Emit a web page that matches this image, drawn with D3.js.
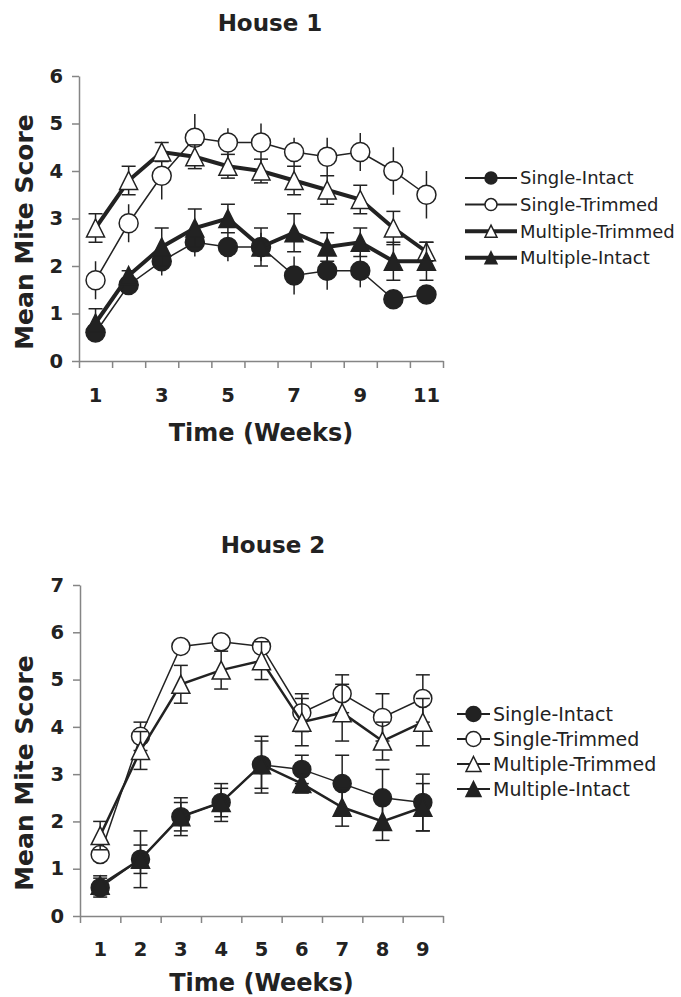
<!DOCTYPE html>
<html>
<head>
<meta charset="utf-8">
<script src="https://cdn.jsdelivr.net/npm/d3@7"></script>
<style>
  body { margin: 0; background: #fff; }
  text { font-family: "DejaVu Sans", Verdana, sans-serif; fill: #222; }
</style>
</head>
<body>
<div class="chart"></div>
<script>
var svgWidth = 681;
var svgHeight = 997;

// series names (legend order = draw order)
var seriesNames = ["Single-Intact", "Single-Trimmed", "Multiple-Trimmed", "Multiple-Intact"];

// House 1
var weeks1 = [1, 2, 3, 4, 5, 6, 7, 8, 9, 10, 11];
var weekLabels1 = [1, 3, 5, 7, 9, 11];
var h1SingleIntact = [0.6, 1.6, 2.1, 2.5, 2.4, 2.4, 1.8, 1.9, 1.9, 1.3, 1.4];
var h1SingleIntactErr = [0.1, 0.2, 0.3, 0.3, 0.3, 0.3, 0.4, 0.4, 0.35, 0.1, 0.1];
var h1SingleTrimmed = [1.7, 2.9, 3.9, 4.7, 4.6, 4.6, 4.4, 4.3, 4.4, 4.0, 3.5];
var h1SingleTrimmedErr = [0.4, 0.4, 0.5, 0.5, 0.3, 0.4, 0.3, 0.4, 0.4, 0.5, 0.5];
var h1MultipleTrimmed = [2.8, 3.8, 4.4, 4.3, 4.1, 4.0, 3.8, 3.6, 3.4, 2.8, 2.3];
var h1MultipleTrimmedErr = [0.3, 0.3, 0.2, 0.25, 0.25, 0.25, 0.3, 0.3, 0.3, 0.35, 0.2];
var h1MultipleIntact = [0.8, 1.8, 2.4, 2.8, 3.0, 2.4, 2.7, 2.4, 2.5, 2.1, 2.1];
var h1MultipleIntactErr = [0.3, 0.1, 0.4, 0.4, 0.3, 0.4, 0.4, 0.3, 0.3, 0.4, 0.4];

// House 2
var weeks2 = [1, 2, 3, 4, 5, 6, 7, 8, 9];
var weekLabels2 = [1, 2, 3, 4, 5, 6, 7, 8, 9];
var h2SingleIntact = [0.6, 1.2, 2.1, 2.4, 3.2, 3.1, 2.8, 2.5, 2.4];
var h2SingleIntactErr = [0.2, 0.6, 0.4, 0.4, 0.6, 0.3, 0.6, 0.6, 0.6];
var h2SingleTrimmed = [1.3, 3.8, 5.7, 5.8, 5.7, 4.3, 4.7, 4.2, 4.6];
var h2SingleTrimmedErr = [0.1, 0.3, 0.1, 0.1, 0.1, 0.4, 0.4, 0.5, 0.5];
var h2MultipleTrimmed = [1.7, 3.5, 4.9, 5.2, 5.4, 4.1, 4.3, 3.7, 4.1];
var h2MultipleTrimmedErr = [0.3, 0.4, 0.4, 0.4, 0.4, 0.5, 0.6, 0.4, 0.5];
var h2MultipleIntact = [0.65, 1.2, 2.1, 2.4, 3.2, 2.8, 2.3, 2.0, 2.3];
var h2MultipleIntactErr = [0.2, 0.3, 0.3, 0.3, 0.5, 0.2, 0.4, 0.4, 0.5];

var ink = "#222";
var axisGray = "#858585";

// triangle centred on its bounding box, like the spreadsheet marker
var boxTriangle = {
  draw: function(context, size) {
    var s = Math.sqrt(size);
    context.moveTo(0, -s / 2);
    context.lineTo(s / 2, s / 2);
    context.lineTo(-s / 2, s / 2);
    context.closePath();
  }
};

var svg = d3.select(".chart")
  .append("svg")
  .attr("width", svgWidth)
  .attr("height", svgHeight);

function drawPanel(p) {
  var g = svg.append("g");

  var x = d3.scaleBand().domain(p.weeks).range([p.left, p.right]);
  var xEdges = d3.scaleLinear().domain([0, p.weeks.length]).range([p.left, p.right]);
  var y = d3.scaleLinear().domain([0, p.yMax]).range([p.bottom, p.top]);

  // axes
  var yAxis = g.append("g")
    .attr("transform", `translate(${p.left},0)`)
    .call(d3.axisLeft(y).ticks(p.yMax).tickSize(7).tickSizeOuter(0).tickPadding(9));

  var xTicks = g.append("g")
    .attr("transform", `translate(0,${p.bottom})`)
    .call(d3.axisBottom(xEdges).tickValues(d3.range(0, p.weeks.length + 1)).tickSize(7).tickSizeOuter(0).tickFormat(""));

  var xLabels = g.append("g")
    .attr("transform", `translate(0,${p.bottom})`)
    .call(d3.axisBottom(x).tickValues(p.labels).tickSize(0).tickPadding(p.labelPad));
  xLabels.select(".domain").remove();

  g.selectAll(".domain, .tick line").attr("stroke", axisGray).attr("stroke-width", 1.5);
  g.selectAll(".tick text")
    .attr("font-family", "'DejaVu Sans', Verdana, sans-serif")
    .attr("font-size", 19.5)
    .attr("font-weight", "bold")
    .attr("fill", ink);

  // titles
  g.append("text")
    .attr("x", p.titleX)
    .attr("y", p.titleY)
    .attr("text-anchor", "middle")
    .attr("font-size", 23)
    .attr("font-weight", "bold")
    .text(p.title);

  g.append("text")
    .attr("transform", "rotate(-90)")
    .attr("x", -p.yTitleY)
    .attr("y", 33)
    .attr("text-anchor", "middle")
    .attr("font-size", 25)
    .attr("font-weight", "bold")
    .text("Mean Mite Score");

  g.append("text")
    .attr("x", (p.left + p.right) / 2)
    .attr("y", p.xTitleY)
    .attr("text-anchor", "middle")
    .attr("font-size", 24)
    .attr("font-weight", "bold")
    .text("Time (Weeks)");

  var line = d3.line()
    .x(d => x(d.week) + x.bandwidth() / 2)
    .y(d => y(d.value));

  p.series.forEach(function(s, i) {
    var pts = p.weeks.map((w, k) => ({ week: w, value: s.values[k], err: s.errs[k] }));
    var sg = g.append("g");
    var cx = d => x(d.week) + x.bandwidth() / 2;

    sg.selectAll("line.err")
      .data(pts)
      .enter()
      .append("line")
      .attr("x1", cx).attr("x2", cx)
      .attr("y1", d => y(d.value - d.err))
      .attr("y2", d => y(d.value + d.err))
      .attr("stroke", ink)
      .attr("stroke-width", 1.5);

    if (s.caps) {
      [1, -1].forEach(function(sign) {
        sg.selectAll(null)
          .data(pts)
          .enter()
          .append("line")
          .attr("x1", d => cx(d) - 7).attr("x2", d => cx(d) + 7)
          .attr("y1", d => y(d.value + sign * d.err))
          .attr("y2", d => y(d.value + sign * d.err))
          .attr("stroke", ink)
          .attr("stroke-width", 1.5);
      });
    }

    sg.append("path")
      .datum(pts)
      .attr("d", line)
      .attr("fill", "none")
      .attr("stroke", ink)
      .attr("stroke-width", s.width);

    var sym = d3.symbol()
      .type(s.shape === "circle" ? d3.symbolCircle : boxTriangle)
      .size(s.shape === "circle" ? Math.PI * p.circleR * p.circleR : p.triSide * p.triSide);

    sg.selectAll("path.marker")
      .data(pts)
      .enter()
      .append("path")
      .attr("class", "marker")
      .attr("transform", d => `translate(${cx(d)},${y(d.value)})`)
      .attr("d", sym)
      .attr("fill", s.filled ? ink : "#fff")
      .attr("stroke", ink)
      .attr("stroke-width", 1.5);

    // legend row
    var ly = p.legendY + i * p.legendStep;
    var lg = g.append("g");
    lg.append("line")
      .attr("x1", p.legendX).attr("x2", p.legendX + p.legendLen)
      .attr("y1", ly).attr("y2", ly)
      .attr("stroke", ink)
      .attr("stroke-width", s.legendWidth);
    var lsym = d3.symbol()
      .type(s.shape === "circle" ? d3.symbolCircle : boxTriangle)
      .size(s.shape === "circle" ? Math.PI * p.legendR * p.legendR : p.legendTri * p.legendTri);
    lg.append("path")
      .attr("transform", `translate(${p.legendX + p.legendLen / 2},${ly})`)
      .attr("d", lsym)
      .attr("fill", s.filled ? ink : "#fff")
      .attr("stroke", ink)
      .attr("stroke-width", 1.5);
    lg.append("text")
      .attr("x", p.legendX + p.legendLen + 3)
      .attr("y", ly)
      .attr("dy", "0.36em")
      .attr("font-size", p.legendFont)
      .text(seriesNames[i]);
  });
}

drawPanel({
  title: "House 1", titleX: 270, titleY: 31,
  weeks: weeks1, labels: weekLabels1, yMax: 6,
  left: 79, right: 443, top: 76, bottom: 361,
  labelPad: 27, xTitleY: 441, yTitleY: 232,
  circleR: 9.5, triSide: 18,
  legendX: 465, legendLen: 52, legendY: 178, legendStep: 26.6, legendR: 6, legendTri: 12, legendFont: 18,
  series: [
    { values: h1SingleIntact, errs: h1SingleIntactErr, shape: "circle", filled: true, width: 1.5, legendWidth: 2, caps: false },
    { values: h1SingleTrimmed, errs: h1SingleTrimmedErr, shape: "circle", filled: false, width: 1.5, legendWidth: 2, caps: false },
    { values: h1MultipleTrimmed, errs: h1MultipleTrimmedErr, shape: "triangle", filled: false, width: 4, legendWidth: 4, caps: true },
    { values: h1MultipleIntact, errs: h1MultipleIntactErr, shape: "triangle", filled: true, width: 4, legendWidth: 4, caps: true }
  ]
});

drawPanel({
  title: "House 2", titleX: 273, titleY: 553,
  weeks: weeks2, labels: weekLabels2, yMax: 7,
  left: 80, right: 443, top: 585, bottom: 916,
  labelPad: 26, xTitleY: 991, yTitleY: 773,
  circleR: 9, triSide: 18,
  legendX: 457, legendLen: 33, legendY: 714, legendStep: 25, legendR: 7.5, legendTri: 15, legendFont: 19,
  series: [
    { values: h2SingleIntact, errs: h2SingleIntactErr, shape: "circle", filled: true, width: 1.5, legendWidth: 2, caps: true },
    { values: h2SingleTrimmed, errs: h2SingleTrimmedErr, shape: "circle", filled: false, width: 1.5, legendWidth: 2, caps: true },
    { values: h2MultipleTrimmed, errs: h2MultipleTrimmedErr, shape: "triangle", filled: false, width: 2.5, legendWidth: 2, caps: true },
    { values: h2MultipleIntact, errs: h2MultipleIntactErr, shape: "triangle", filled: true, width: 2.5, legendWidth: 2, caps: true }
  ]
});
</script>
</body>
</html>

**REQUIREMENT**
Repeat the listing above exactly from its first line to the line containing "var svgHeight = 997;", both included, and omit the pictures.

**FULL OUTPUT**
Emit a web page that matches this image, drawn with D3.js.
<!DOCTYPE html>
<html>
<head>
<meta charset="utf-8">
<script src="https://cdn.jsdelivr.net/npm/d3@7"></script>
<style>
  body { margin: 0; background: #fff; }
  text { font-family: "DejaVu Sans", Verdana, sans-serif; fill: #222; }
</style>
</head>
<body>
<div class="chart"></div>
<script>
var svgWidth = 681;
var svgHeight = 997;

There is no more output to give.